Bank of America's agreement to pay $33m (£20m) to settle charges it misled its shareholders over investment banking bonuses is "not remotely reasonable" if the charges are true, a judge declared yesterday.

In a Manhattan court, Judge Jed Rakoff refused to rubber-stamp the deal, agreed between BofA and the Securities and Exchange Commission last week, saying the fine was far too small compared to the sums of money in dispute.

The SEC alleged that BofA and its directors made "materially false and misleading statements" when they asked investors to approve the acquisition of Merrill Lynch, the investment bank, in December. BofA said then that it had agreed Merrill would not pay bonuses for 2008 until after the new owners took charge, but in fact no such agreement existed. In fact, in a secret memo drawn up when the acquisition was negotiated, Merrill was authorised to pay up to $5.8bn in bonuses.

In the end, Merrill distributed $3.6bn in its dying days as an independent company.

BofA agreed to the settlement with the SEC without admitting wrongdoing, but Judge Rakoff said he had "misgivings" about how the figure of $33m was reached. "When this settlement first came to me it seemed to me to be lacking, for lack of a better word, in transparency," he said. If BofA broke the law by not disclosing the bonuses, "is there not something strangely askew in a fine of $33m?" he asked.

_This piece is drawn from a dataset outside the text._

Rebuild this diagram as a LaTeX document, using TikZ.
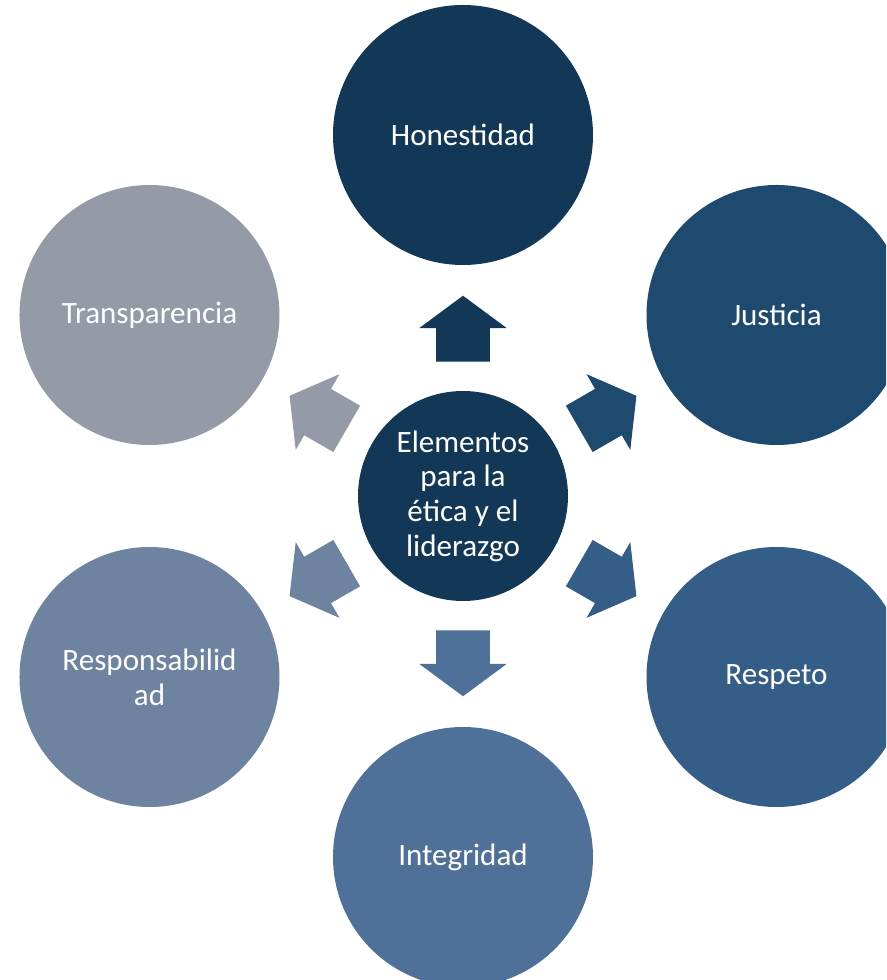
\documentclass[tikz,border=0pt]{standalone}
\usepackage{fontspec}
\setmainfont{Carlito}
\usetikzlibrary{shapes.arrows}
\definecolor{tonoA}{HTML}{133857}
\definecolor{tonoB}{HTML}{1F4A6F}
\definecolor{tonoC}{HTML}{345D88}
\definecolor{tonoD}{HTML}{4E7099}
\definecolor{tonoE}{HTML}{6E83A0}
\definecolor{tonoF}{HTML}{949BA7}
\tikzset{
  elemento/.style={circle, minimum size=195pt, inner sep=0pt, text=white, align=center, font=\fontsize{23.3}{26}\selectfont},
  flecha/.style={single arrow, draw=none, minimum height=49.5pt, minimum width=65.25pt, single arrow head extend=12.75pt, single arrow tip angle=107, inner xsep=0pt, inner ysep=19.875pt, anchor=tail}
}
\begin{document}
\begin{tikzpicture}[x=0.75pt,y=0.75pt]
\clip (-463,-484) rectangle (423,496);
\node[elemento, fill=tonoA, minimum size=157.5pt] (centro) at (0,0) {Elementos\\para la\\ética y el\\liderazgo};
\node[elemento, fill=tonoA] (honestidad) at (90:361) {Honestidad};
\node[elemento, fill=tonoB] (justicia) at (30:362) {Justicia};
\node[elemento, fill=tonoC] (respeto) at (-30:362) {Respeto};
\node[elemento, fill=tonoD] (integridad) at (-90:361) {Integridad};
\node[elemento, fill=tonoE] (responsabilidad) at (-150:362) {Responsabilid\\ad};
\node[elemento, fill=tonoF] (transparencia) at (150:362) {Transparencia};
% flechas
\node[flecha, fill=tonoA, rotate=90] (f-honestidad) at (90:134) {};
\node[flecha, fill=tonoB, rotate=30] (f-justicia) at (30:134) {};
\node[flecha, fill=tonoC, rotate=-30] (f-respeto) at (-30:134) {};
\node[flecha, fill=tonoD, rotate=-90] (f-integridad) at (-90:134) {};
\node[flecha, fill=tonoE, rotate=-150] (f-responsabilidad) at (-150:134) {};
\node[flecha, fill=tonoF, rotate=150] (f-transparencia) at (150:134) {};
\end{tikzpicture}
\end{document}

The judge ordered both sides to return with more information later this month, delaying any settlement deal until at last early September and marking another blow to BofA chief executive, Ken Lewis, who is battling a string of legal assaults against his handling of the Merrill acquisition. If Judge Rakoff decides there is enough evidence that BofA did break securities laws, he could order the two sides to come up with a much more expensive settlement or prepare for a trial.

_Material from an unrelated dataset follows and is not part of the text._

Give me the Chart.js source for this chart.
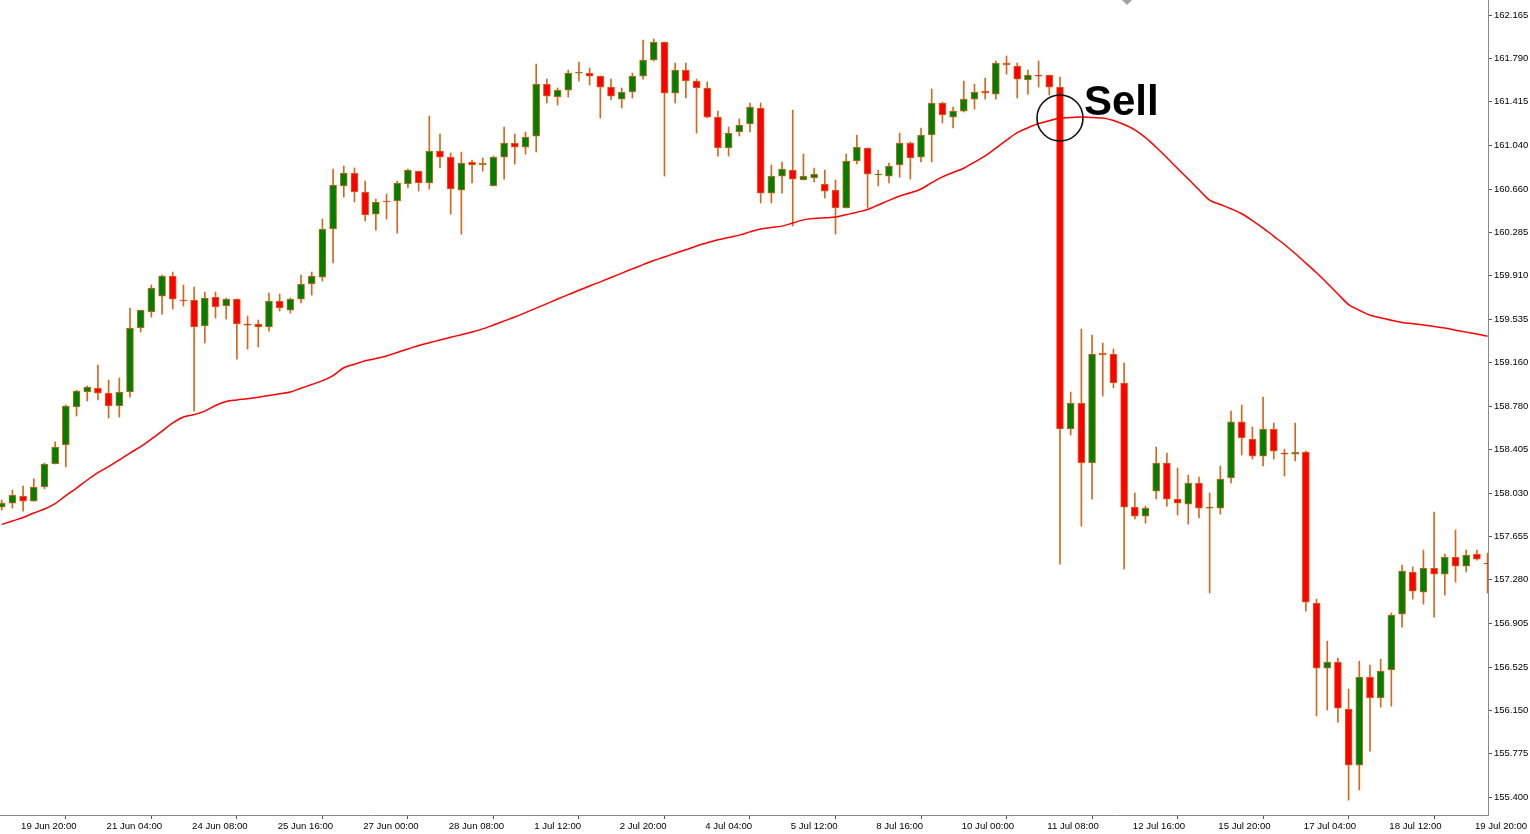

Elsewhere another bank, State Street, said yesterday that it may have to pay more than $625m to deal with claims that it put its most risk-averse investors into toxic sub-prime mortgages. SEC staff have recommended that the agency launch a fraud prosecution against it.

Some 28,000 individuals' pension funds were part-invested with two State Street bond funds which had begun to invest in subprime mortgages, and which plunged in value in 2007. The Boston-based bank had set aside $625m to cover the legal morass, but said that the reserve "may not be sufficient to address ongoing litigation" if the SEC sues and seeks monetary penalties.